Create Preview Renders
Have you ever had stutter blackback even though your timeline indicates full yellow GPU-accelerated playback? Whenever Premiere Pro is having a hard time playing back everything smoothly, you want to create Preview Renders.
A yellow render bar on your timeline is no guarantee for smooth playback. It only indicates the media and optional effects are GPU accelerated. But if you add 10 GPU accelerated effects, this will increase the load on your machine and will drop the playback performance at some point.

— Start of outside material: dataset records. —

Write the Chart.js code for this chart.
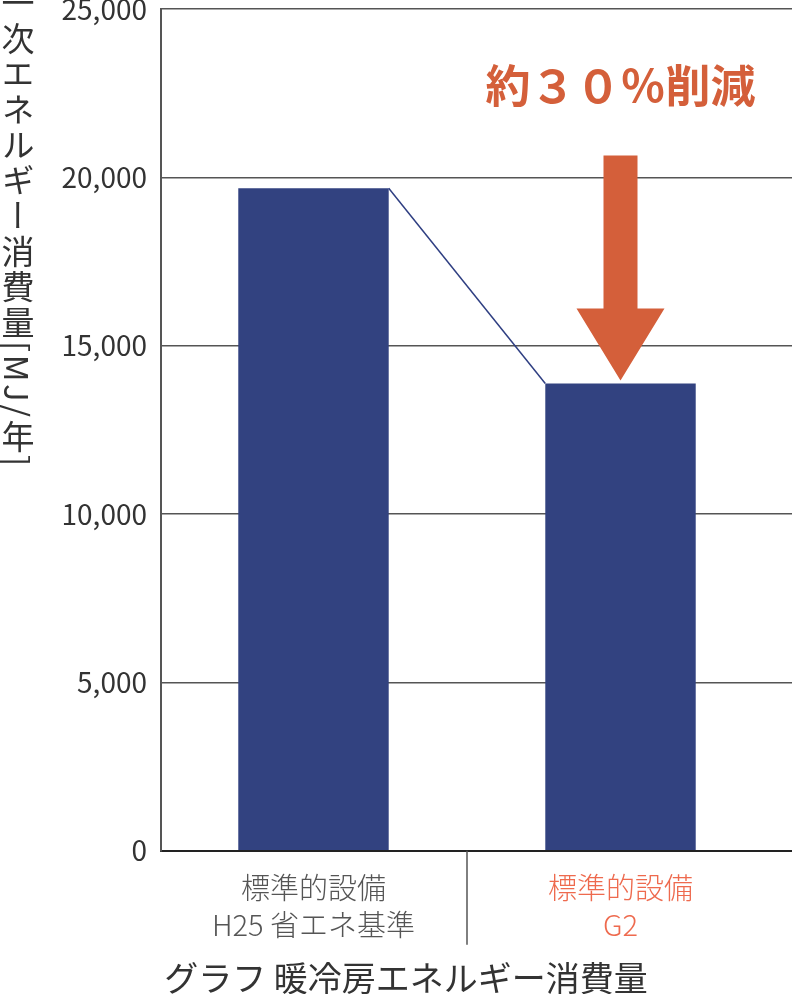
<!DOCTYPE html>
<html lang="ja">
<head>
<meta charset="utf-8">
<script src="https://cdn.jsdelivr.net/npm/chart.js@4"></script>
<style>
  html, body { margin: 0; padding: 0; background: #fff; }
  #wrap { position: relative; width: 792px; height: 994px; overflow: hidden; }
  #yTitle {
    position: absolute; left: 0; top: -14px; width: 36px;
    writing-mode: vertical-rl;
    font-family: "Noto Sans CJK JP", sans-serif;
    font-size: 33px; line-height: 36px; letter-spacing: 2.5px;
    color: #333;
  }
</style>
</head>
<body>
<div id="wrap">
  <canvas id="chart" width="792" height="994"></canvas>
  <div id="yTitle">一次エネルギー消費量[MJ/年]</div>
</div>
<script>
// Data
const categories = [['標準的設備', 'H25 省エネ基準'], ['標準的設備', 'G2']]
const energyValues = [19680, 13880]
const yTicks = [0, 5000, 10000, 15000, 20000, 25000]
const labelColors = ['#555555', '#ee6a4e']
const reductionLabel = '約３０％削減'
const chartTitle = 'グラフ 暖冷房エネルギー消費量'

const FONT = '"Noto Sans CJK JP", sans-serif'
const ORANGE = '#d45f3a'

// connector line, arrow, text and the divider under the x axis
const annotate = {
  id: 'annotate',
  afterDatasetsDraw(chart) {
    const ctx = chart.ctx
    const bars = chart.getDatasetMeta(0).data
    const a = bars[0], b = bars[1]
    ctx.save()
    ctx.strokeStyle = '#2f3f82'
    ctx.lineWidth = 1.5
    ctx.beginPath()
    ctx.moveTo(a.x + a.width / 2, a.y)
    ctx.lineTo(b.x - b.width / 2, b.y)
    ctx.stroke()

    const tip = b.y - 3, base = tip - 72, top = tip - 225
    ctx.fillStyle = ORANGE
    ctx.beginPath()
    ctx.moveTo(b.x - 17, top)
    ctx.lineTo(b.x + 17, top)
    ctx.lineTo(b.x + 17, base)
    ctx.lineTo(b.x + 44, base)
    ctx.lineTo(b.x, tip)
    ctx.lineTo(b.x - 44, base)
    ctx.lineTo(b.x - 17, base)
    ctx.closePath()
    ctx.fill()

    ctx.font = 'bold 45px ' + FONT
    ctx.textAlign = 'center'
    ctx.textBaseline = 'middle'
    ctx.fillText(reductionLabel, b.x, top - 70)
    ctx.restore()
  },
  afterDraw(chart) {
    const x = chart.scales.x
    const mid = (x.getPixelForValue(0) + x.getPixelForValue(1)) / 2
    const ctx = chart.ctx
    ctx.save()
    ctx.strokeStyle = '#555'
    ctx.lineWidth = 1.5
    ctx.beginPath()
    ctx.moveTo(mid, x.top)
    ctx.lineTo(mid, x.top + 94)
    ctx.stroke()
    ctx.restore()
  }
}

new Chart(document.getElementById('chart'), {
  type: 'bar',
  data: {
    datasets: [{
      data: energyValues.map((v, i) => ({ x: i, y: v })),
      backgroundColor: '#324280',
      categoryPercentage: 1,
      barPercentage: 0.49
    }]
  },
  options: {
    responsive: false,
    animation: false,
    layout: { padding: { left: 20, right: 0, top: 0, bottom: 0 } },
    plugins: {
      legend: { display: false },
      tooltip: { enabled: false },
      title: {
        display: true,
        position: 'bottom',
        text: chartTitle,
        color: '#333',
        font: { family: FONT, size: 34, weight: 'normal', lineHeight: 0.94 },
        padding: { top: 0, bottom: 0 }
      }
    },
    scales: {
      x: {
        type: 'linear',
        offset: false,
        min: -0.4967,
        max: 1.5586,
        afterBuildTicks: s => { s.ticks = categories.map((c, i) => ({ value: i })) },
        grid: { display: false, drawTicks: false },
        border: { display: true, color: '#222', width: 2 },
        ticks: {
          padding: 18.5,
          autoSkip: false,
          maxRotation: 0,
          callback: v => categories[v],
          color: ctx => labelColors[ctx.index],
          font: { family: FONT, size: 29, weight: 300, lineHeight: 1.28 }
        }
      },
      y: {
        min: 0,
        max: 25000,
        afterBuildTicks: s => { s.ticks = yTicks.map(v => ({ value: v })) },
        afterFit: s => { s.width = 141 },
        grid: { color: '#555', lineWidth: 1.5, drawTicks: true, tickLength: 14, tickColor: 'rgba(0,0,0,0)' },
        border: { display: true, color: '#555', width: 2 },
        ticks: {
          padding: 0,
          color: '#333',
          callback: v => v.toLocaleString('en-US'),
          font: { family: FONT, size: 28, lineHeight: 0.65 }
        }
      }
    }
  },
  plugins: [annotate]
})
</script>
</body>
</html>
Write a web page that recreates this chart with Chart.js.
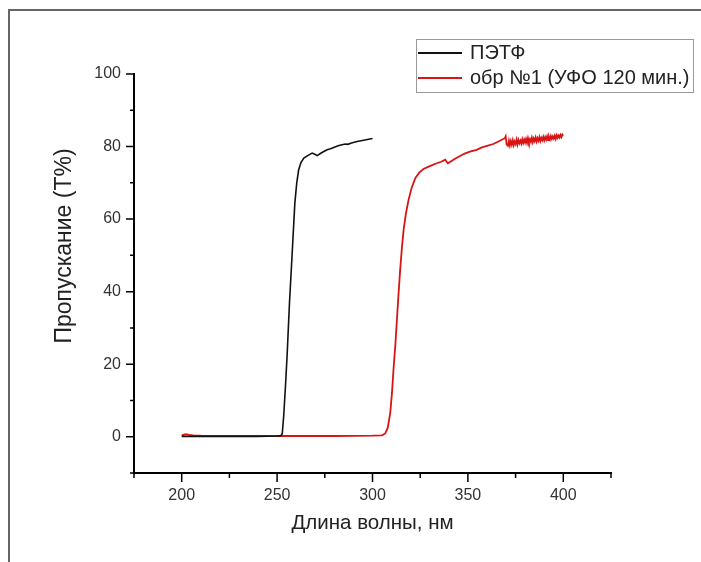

Create an in and outpoint on your time line. Then select “Render in to Out” from the Sequence-Menu. The selected part of your timeline will now be rendered. Yellows and Reds will now turn in to Green. Your preview renders are ready for smooth playback.
To Wrap It All Up
So the next time you have lagging issues with Premiere Pro, just try some (or all) of the methods our team recommends and experience the boost in performance for yourself!
You’ll be amazed at what difference there is by just implementing these quick, easy, and simple methods described above.
That being said, I hope this article will help you unleash your true editing skills, without any lags, glitches, or crashes!